Egypt erupted in protest over the weekend, on the one year anniversary of Mohammed Morsi's inauguration as president. The headquarters of the Muslim Brotherhood, with which Morsi is affiliated, were stormed this morning, although no one was left in the building. Nineteen people died in the demonstrations yesterday and pro-Morsi clerics warned tensions could lead to civil war. The army, on the other hand, has threatened to intervene on behalf of the opposition. Similar protests in 2011 helped topple Hosni Mubarak, the longtime Egyptian strongman. Egypt's first democratically-held elections concluded with the election of Morsi in the second round. Protests previously erupted in Egypt late last year over the Muslim Brotherhood's effort to push through an Islamist constitution that enshrined the president with what many considered too much power. Those protests were unsuccessful, and the constitution was approved at the polls.
There have been large-scale protests for several weeks too in the more democratic Brazil. In that country, the president Dilma Rousseff promised her government was listening to protesters, though that did little to alleviate a protest that started about bus fares but became a wider complaint about corruption and government spending on the 2014 World Cup and 2016 Olympics.
The Brazilian economist Rodrigo Constantino last week explained in an op-ed for O Globo, a Rio newspaper, why he, a self-described (classic) liberal, was not optimistic about what the protests might accomplish. Via Google's machine translation*:
I am very critical of this government. My judgment was PT [the ruling Worker's Party] is the worst possible. Never before in the history of this country have so many blunders joint, so incompetent, so much mediocrity and naughtiness.
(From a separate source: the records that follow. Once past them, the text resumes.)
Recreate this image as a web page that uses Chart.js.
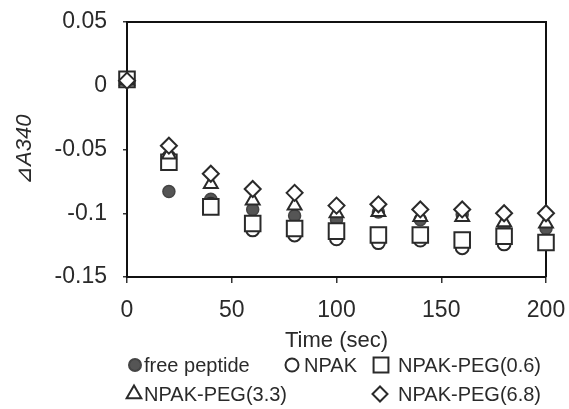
<!DOCTYPE html>
<html>
<head>
<meta charset="utf-8">
<script src="https://cdn.jsdelivr.net/npm/chart.js@4.4.1/dist/chart.umd.min.js"></script>
<style>
  html, body { margin: 0; padding: 0; background: #fff; overflow: hidden; }
</style>
</head>
<body>
<canvas id="absorbanceChart" width="569" height="409"></canvas>
<script>
// time points (sec) and dA340 values
var times = [0, 20, 40, 60, 80, 100, 120, 140, 160, 180, 200];
var freePeptide = [0.004, -0.083, -0.089, -0.097, -0.102, -0.105, -0.099, -0.105, -0.101, -0.112, -0.112];
var npak        = [0.004, -0.056, -0.093, -0.113, -0.117, -0.120, -0.123, -0.121, -0.127, -0.124, -0.122];
var npakPeg06   = [0.005, -0.060, -0.095, -0.108, -0.112, -0.114, -0.117, -0.117, -0.121, -0.118, -0.123];
var npakPeg33   = [0.004, -0.054, -0.077, -0.090, -0.094, -0.100, -0.099, -0.103, -0.103, -0.107, -0.108];
var npakPeg68   = [0.004, -0.047, -0.069, -0.081, -0.084, -0.094, -0.093, -0.097, -0.097, -0.100, -0.100];

var seriesLabels = ['free peptide', 'NPAK', 'NPAK-PEG(0.6)', 'NPAK-PEG(3.3)', 'NPAK-PEG(6.8)'];
var xTickLabels = ['0', '50', '100', '150', '200'];
var yTickLabels = ['-0.15', '-0.1', '-0.05', '0', '0.05'];

function pts(values) {
    return values.map(function(v, i) { return {x: times[i], y: v}; });
}

var ink = '#2a2a2a';
var fontFamily = '"Liberation Sans", Arial, "DejaVu Sans", sans-serif';

// legend laid out like the original figure (two rows, three columns)
var figureLegend = {
    id: 'figureLegend',
    afterDraw: function(chart) {
        var ctx = chart.ctx;
        var slots = [
            {ds: 0, mx: 135, tx: 144, y: 365},
            {ds: 1, mx: 292, tx: 304, y: 365},
            {ds: 2, mx: 381, tx: 398, y: 365},
            {ds: 3, mx: 134, tx: 144, y: 394},
            {ds: 4, mx: 380, tx: 398, y: 394}
        ];
        ctx.save();
        ctx.font = '20px ' + fontFamily;
        ctx.textBaseline = 'middle';
        ctx.textAlign = 'left';
        slots.forEach(function(s) {
            var ds = chart.data.datasets[s.ds];
            ctx.fillStyle = ds.pointBackgroundColor;
            ctx.strokeStyle = ds.pointBorderColor;
            ctx.lineWidth = 2;
            Chart.helpers.drawPoint(ctx, {
                pointStyle: ds.pointStyle,
                radius: ds.legendRadius,
                rotation: 0,
                borderWidth: 2
            }, s.mx, s.y);
            ctx.fillStyle = ink;
            ctx.fillText(ds.label, s.tx, s.y + 1);
        });
        ctx.restore();
    }
};

// closes the plot box on the top and right
var plotFrame = {
    id: 'plotFrame',
    beforeDatasetsDraw: function(chart) {
        var a = chart.chartArea, ctx = chart.ctx;
        ctx.save();
        ctx.strokeStyle = '#111';
        ctx.lineWidth = 2;
        ctx.beginPath();
        ctx.moveTo(a.left, a.top);
        ctx.lineTo(a.right, a.top);
        ctx.lineTo(a.right, a.bottom);
        ctx.stroke();
        ctx.restore();
    }
};

var ctx = document.getElementById('absorbanceChart');
var chart = new Chart(ctx, {
    type: 'scatter',
    data: {
        datasets: [{
            label: seriesLabels[0],
            data: pts(freePeptide),
            pointStyle: 'circle',
            pointRadius: 6,
            legendRadius: 6,
            pointBackgroundColor: '#555',
            pointBorderColor: '#444',
            pointBorderWidth: 1.5,
            clip: false,
            order: 4
        }, {
            label: seriesLabels[1],
            data: pts(npak),
            pointStyle: 'circle',
            pointRadius: 6.5,
            legendRadius: 6.5,
            pointBackgroundColor: '#fff',
            pointBorderColor: ink,
            pointBorderWidth: 2,
            clip: false,
            order: 3
        }, {
            label: seriesLabels[2],
            data: pts(npakPeg06),
            pointStyle: 'rect',
            pointRadius: 11,
            legendRadius: 10.5,
            pointBackgroundColor: '#fff',
            pointBorderColor: ink,
            pointBorderWidth: 2,
            clip: false,
            order: 2
        }, {
            label: seriesLabels[3],
            data: pts(npakPeg33),
            pointStyle: 'triangle',
            pointRadius: 8,
            legendRadius: 8.5,
            pointBackgroundColor: '#fff',
            pointBorderColor: ink,
            pointBorderWidth: 2,
            clip: false,
            order: 1
        }, {
            label: seriesLabels[4],
            data: pts(npakPeg68),
            pointStyle: 'rectRot',
            pointRadius: 8,
            legendRadius: 7.5,
            pointBackgroundColor: '#fff',
            pointBorderColor: ink,
            pointBorderWidth: 2,
            clip: false,
            order: 0
        }]
    },
    options: {
        responsive: false,
        animation: false,
        layout: { padding: { left: 0, top: 22, right: 23, bottom: 52 } },
        plugins: {
            legend: { display: false },
            tooltip: { enabled: false }
        },
        scales: {
            x: {
                type: 'linear',
                min: 0,
                max: 200,
                afterFit: function(scale) {
                    scale.height = 80;
                    scale.paddingLeft = 0;
                    scale.paddingRight = 0;
                },
                ticks: {
                    stepSize: 50,
                    padding: 14,
                    maxRotation: 0,
                    color: ink,
                    font: { family: fontFamily, size: 23 },
                    callback: function(value, index) { return xTickLabels[index]; }
                },
                grid: { drawOnChartArea: false, drawTicks: true, tickLength: 6, color: '#333', lineWidth: 1.5 },
                border: { display: true, color: '#111', width: 2 },
                title: {
                    display: true,
                    text: 'Time (sec)',
                    color: ink,
                    padding: { top: 0, bottom: 3 },
                    font: { family: fontFamily, size: 22 }
                }
            },
            y: {
                type: 'linear',
                min: -0.15,
                max: 0.05,
                afterFit: function(scale) {
                    scale.width = 127;
                    scale.paddingTop = 0;
                    scale.paddingBottom = 0;
                },
                ticks: {
                    stepSize: 0.05,
                    padding: 16,
                    color: ink,
                    font: { family: fontFamily, size: 23 },
                    callback: function(value, index) { return yTickLabels[index]; }
                },
                grid: { drawOnChartArea: false, drawTicks: true, tickLength: 4, color: '#333', lineWidth: 1.5 },
                border: { display: true, color: '#111', width: 2 },
                title: {
                    display: true,
                    text: '⊿A340',
                    color: ink,
                    padding: { top: 12, bottom: 0 },
                    font: { family: fontFamily, size: 22, style: 'italic' }
                }
            }
        }
    },
    plugins: [plotFrame, figureLegend]
});
</script>
</body>
</html>
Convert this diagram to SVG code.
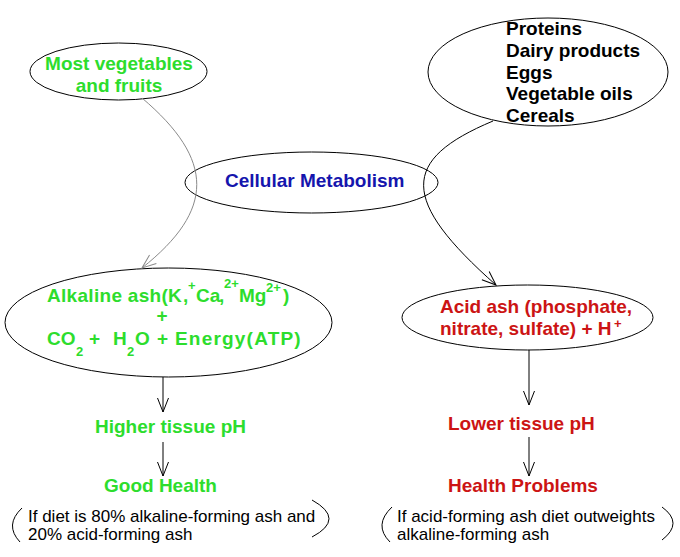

The PT segregated the country, bought votes with handouts… and demonstrates strong authoritarian bias.
We are paying a high price for this ineffectiveness, now that the external winds stopped blowing in our direction. Dilma has not made a single major structural reform, overplayed populism and allowed even the return of high inflation. My verdict is as hard as possible against the president and her team.
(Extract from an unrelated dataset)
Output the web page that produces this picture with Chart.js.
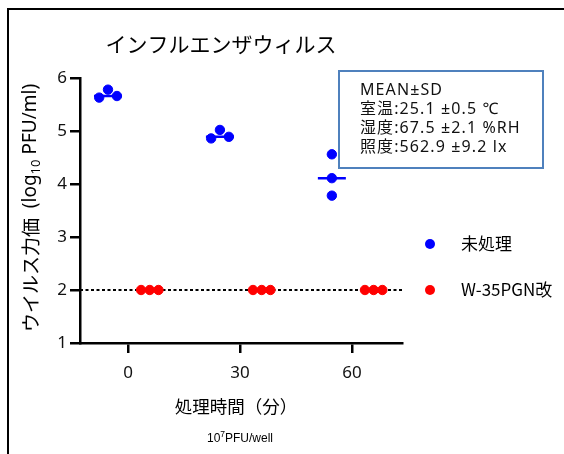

That said, I can not dive with a lot of optimism in the demonstrations in the streets, because I have serious doubts whether this is also the diagnosis of these people. Many people end up demanding more state intervention as a solution. Want more poison! …This definitely is not the way.
The demand that the solution to corrupt or ineffective government should be more government is not exclusive seen Brazil. We saw similar inclinations arise in protests at Occupy Wall Street and around the world.
Constantino ends with a suggestion to his fellow Brazilian that works just as well for the Egyptians who flooded the streets in protest this weekend and even the ongoing protests in Turkey:
Be outraged, but in the polls! Not be the ideal choice, but the ideal exists only in our illusions. And they are dangerous when we believe that they are viable. Let us do what we can, keeping our fragile but necessary democracy. No use to roar like a lion in the streets and then vote like a donkey in the polls.
As George W. Bush said, fool me once, shame on you, fool me twice, won't get fooled again! Buyer's remorse may be a feature of democracy, but it ought to be one that informs better choices in the future, be it felt by Brazilians, Egyptians, Turks, or even Americans.
*You can suggest better translations of the original in the comments!